Thinkquel: A Model Dedicated to Text-to-dbt Using Synthetic Data and a Span-Aware Objective
This addresses the problem of automating data transformations for data engineers and analysts, though it appears incremental as it builds on existing methods like reinforcement learning with novel adaptations.
The paper tackles the challenge of generating reliable, production-ready database queries from natural language by introducing Thinkquel, a fine-tuned model that achieves 93.2% execution success and 61.8% exact-result match on a test set, improving over the base model by 67.2% and 44.4% respectively.
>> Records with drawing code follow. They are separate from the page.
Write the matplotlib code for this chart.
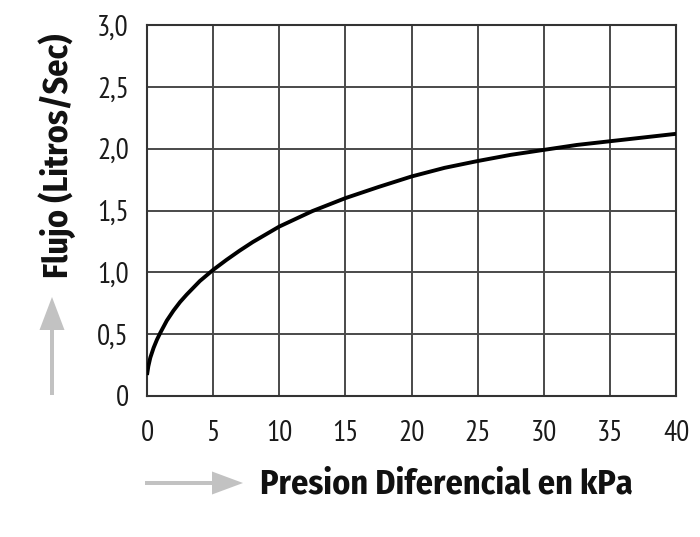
import matplotlib
matplotlib.use("Agg")
import matplotlib.pyplot as plt
from matplotlib.patches import FancyArrow

# valores
presion = [0, 0.1, 0.25, 0.5, 0.75, 1, 1.5, 2, 2.5, 3, 4, 5, 6, 7, 8, 10, 12.5, 15, 17.5, 20,
           22.5, 25, 27.5, 30, 32.5, 35, 37.5, 40]
flujo = [0.17, 0.24, 0.31, 0.39, 0.455, 0.51, 0.61, 0.69, 0.76, 0.82, 0.93, 1.02, 1.10, 1.175,
         1.245, 1.37, 1.495, 1.60, 1.69, 1.775, 1.845, 1.90, 1.95, 1.99, 2.03, 2.06, 2.09, 2.12]

xticks = [0, 5, 10, 15, 20, 25, 30, 35, 40]
yticks = [0, 0.5, 1.0, 1.5, 2.0, 2.5, 3.0]
ylabels = ["0", "0,5", "1,0", "1,5", "2,0", "2,5", "3,0"]

fuente = ["PT Sans Narrow", "DejaVu Sans"]
fuente_tit = ["Fira Sans Condensed", "DejaVu Sans"]

fig = plt.figure(figsize=(7, 5.37), dpi=100)
ax = fig.add_axes([147 / 700, 1 - 396 / 537, 529 / 700, 371 / 537])

ax.plot(presion, flujo, color="black", lw=2.8, solid_capstyle="butt", zorder=3)

ax.set_xlim(0, 40)
ax.set_ylim(0, 3.0)
ax.set_xticks(xticks)
ax.set_yticks(yticks)
ax.set_xticklabels([str(t) for t in xticks], family=fuente, fontsize=21)
ax.set_yticklabels(ylabels, family=fuente, fontsize=21)
ax.tick_params(length=0, colors="#1a1a1a")
ax.tick_params(axis="x", pad=17)
ax.tick_params(axis="y", pad=13)

ax.grid(True, color="#4a4a4a", lw=1.4)
ax.set_axisbelow(True)
for s in ax.spines.values():
    s.set_color("#333333")
    s.set_linewidth(1.5)

fig.text(446 / 700, (537 - 494) / 537, "Presion Diferencial en kPa", family=fuente_tit,
         fontsize=24.5, fontweight="bold", ha="center", va="baseline", color="#111111")
fig.text(57 / 700, 1 - 156 / 537, "Flujo (Litros/Sec)", family=fuente_tit,
         fontsize=24.5, fontweight="bold", rotation=90, ha="center", va="center",
         color="#111111")

gris = "#c2c2c2"
fig.patches.append(FancyArrow(1.45, 0.54, 0.98, 0, width=0.04, head_width=0.23,
                              head_length=0.31, length_includes_head=True,
                              color=gris, lw=0, transform=fig.dpi_scale_trans))
fig.patches.append(FancyArrow(0.52, 1.42, 0, 0.98, width=0.04, head_width=0.25,
                              head_length=0.33, length_includes_head=True,
                              color=gris, lw=0, transform=fig.dpi_scale_trans))

fig.savefig("out.png", dpi=100, facecolor="white")
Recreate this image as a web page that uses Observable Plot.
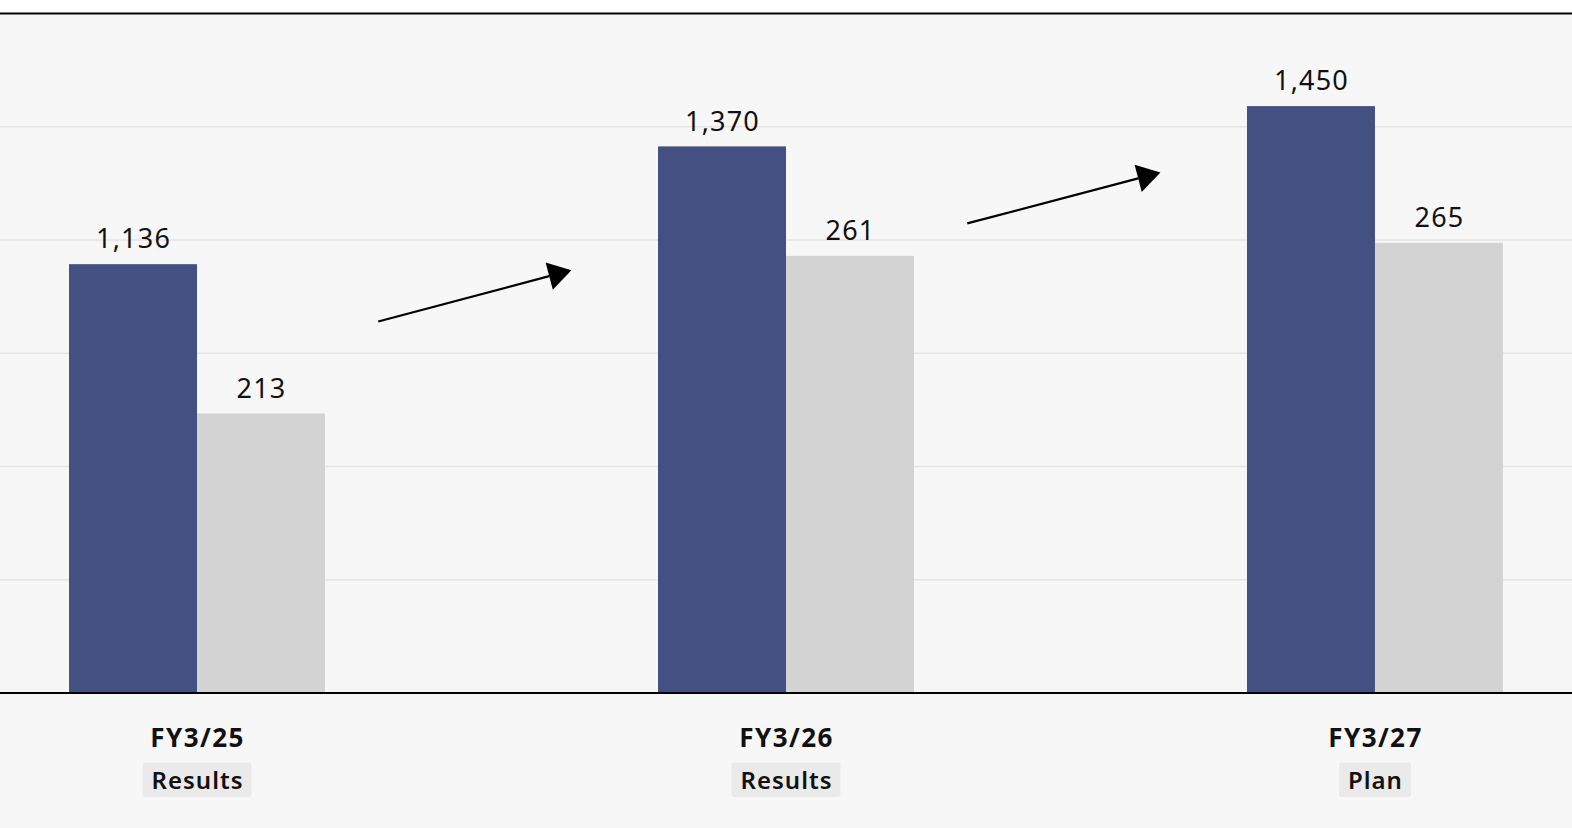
<!DOCTYPE html>
<html>
<head>
<meta charset="utf-8">
<script src="https://cdn.jsdelivr.net/npm/d3@7"></script>
<script src="https://cdn.jsdelivr.net/npm/@observablehq/plot@0.6"></script>
<style>
  html, body { margin: 0; padding: 0; background: #ffffff; overflow: hidden; }
  #chart { padding-top: 12px; }
  .value-label text { letter-spacing: 1.2px; }
  .year-label text { letter-spacing: 1.4px; }
  .stage-label text { letter-spacing: 1px; }
</style>
</head>
<body>
<div id="chart"></div>
<script>
// ---- data ----
const years = ["FY3/25", "FY3/26", "FY3/27"];
const stages = ["Results", "Results", "Plan"];
const primaryValues = [1136, 1370, 1450];   // navy bars
const secondaryValues = [213, 261, 265];    // gray bars

// hidden (unlabelled) axes of the original dual-axis chart
const primaryAxis = [285, 1635];
const secondaryAxis = [128, 335];
const gridTicks = [510, 735, 960, 1185, 1410];

// ---- build ----
const toPrimary = d3.scaleLinear(secondaryAxis, primaryAxis);
const rows = years.map((year, i) => ({
  year,
  stage: stages[i],
  primary: primaryValues[i],
  secondary: secondaryValues[i],
  secondaryOnPrimary: toPrimary(secondaryValues[i])
}));
const fmt = d3.format(",");

const W = 1572, H = 816;
const padInner = 0.5654, padOuter = 0.1172;
const bw = d3.scaleBand(years, [0, W]).paddingInner(padInner).paddingOuter(padOuter).bandwidth();

const navy = "#435082", gray = "#d3d3d3";

const plot = Plot.plot({
  width: W,
  height: H,
  marginTop: 1,
  marginBottom: 135.5,
  marginLeft: 0,
  marginRight: 0,
  style: { background: "#f8f7f7", fontFamily: "'Noto Sans', sans-serif", overflow: "visible" },
  x: { domain: years, range: [0, W], paddingInner: padInner, paddingOuter: padOuter, round: false, axis: null },
  y: { domain: primaryAxis, axis: null },
  marks: [
    Plot.ruleY(gridTicks, { stroke: "#e6e4e5", strokeWidth: 1.5 }),
    Plot.barY(rows, { x: "year", y1: primaryAxis[0], y2: "primary", fill: navy, insetRight: bw / 2 }),
    Plot.barY(rows, { x: "year", y1: primaryAxis[0], y2: "secondaryOnPrimary", fill: gray, insetLeft: bw / 2 }),
    Plot.ruleY([primaryAxis[0]], { stroke: "#000", strokeWidth: 2 }),
    Plot.ruleY([primaryAxis[1]], { stroke: "#000", strokeWidth: 2 }),
    Plot.text(rows, { x: "year", y: "primary", text: d => fmt(d.primary), dx: -bw / 4, dy: -25, lineAnchor: "middle", fontSize: 27, fill: "#111", className: "value-label" }),
    Plot.text(rows, { x: "year", y: "secondaryOnPrimary", text: d => fmt(d.secondary), dx: bw / 4, dy: -25, lineAnchor: "middle", fontSize: 27, fill: "#111", className: "value-label" }),
    Plot.text(rows, { x: "year", text: "year", frameAnchor: "bottom", lineAnchor: "top", dy: 36, fontSize: 26, fontWeight: 700, fill: "#111", className: "year-label" }),
    Plot.text(rows, { x: "year", text: "stage", frameAnchor: "bottom", lineAnchor: "top", dy: 78.5, fontSize: 24, fontWeight: 600, fill: "#111", className: "stage-label" })
  ]
});

document.getElementById("chart").appendChild(plot);

// ---- boxes behind the stage labels ----
d3.select(plot).selectAll(".stage-label text").each(function () {
  const b = this.getBBox();
  d3.select(this.parentNode).insert("rect", () => this)
    .attr("transform", this.getAttribute("transform"))
    .attr("x", b.x - 9).attr("y", b.y)
    .attr("width", b.width + 17).attr("height", b.height + 1.5)
    .attr("rx", 3).attr("fill", "#ebeaea");
});

// ---- growth arrows between groups ----
const arrows = [
  { from: "FY3/25", to: "FY3/26", y1: 1022, y2: 1124 },
  { from: "FY3/26", to: "FY3/27", y1: 1217, y2: 1318 }
];
const xs = plot.scale("x"), ys = plot.scale("y");
const g = d3.select(plot).append("g");
arrows.forEach(a => {
  const xa = xs.apply(a.from) + xs.bandwidth, xb = xs.apply(a.to);
  const x1 = xa + 0.16 * (xb - xa), x2 = xa + 0.74 * (xb - xa);
  const y1 = ys.apply(a.y1), y2 = ys.apply(a.y2);
  const len = Math.hypot(x2 - x1, y2 - y1);
  const ux = (x2 - x1) / len, uy = (y2 - y1) / len;
  const hl = 23, hw = 14;
  const bx = x2 - hl * ux, by = y2 - hl * uy;
  g.append("line").attr("x1", x1).attr("y1", y1).attr("x2", bx).attr("y2", by)
    .attr("stroke", "#000").attr("stroke-width", 2.2);
  g.append("path")
    .attr("d", `M${x2},${y2}L${bx - hw * uy},${by + hw * ux}L${bx + hw * uy},${by - hw * ux}Z`)
    .attr("fill", "#000");
});
</script>
</body>
</html>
Transforming natural-language requests into reliable, production-ready data transformations remains challenging: correctness depends on precise schema linking and warehouse-specific SQL dialects, while the strongest supervision available during training--execution success and result matching--are provided only at the sequence level. At the same time, assembling large, execution-validated corpora is costly, and token-level objectives misalign with these global signals, yielding unstable optimization and limited portability. We introduce Thinkquel, a fine-tuned model for producing robust, portable, and execution-validated database queries. Methodologies in Thinkquel integrates a novel synthetic data pipeline, TS-SQL, that leverages dbt as a portable intermediate representation with a span-aware reinforcement learning objective, and Token-Sequence GRPO (TS-GRPO), specifically designed to bridge the gap between token-level training signals and sequence-level execution rewards when finetuning LLMs. On the 500-example TS-SQL test set, Thinkquel (32B) reaches 93.2% execution success and 61.8% exact-result match with a two-stage SFT curriculum, improving over the base model by 67.2% (exec.) and 44.4% (match). In Spider (14B) experiments, TS-GRPO increases training stability and speeds convergence of the execution-match reward relative to GRPO and GSPO.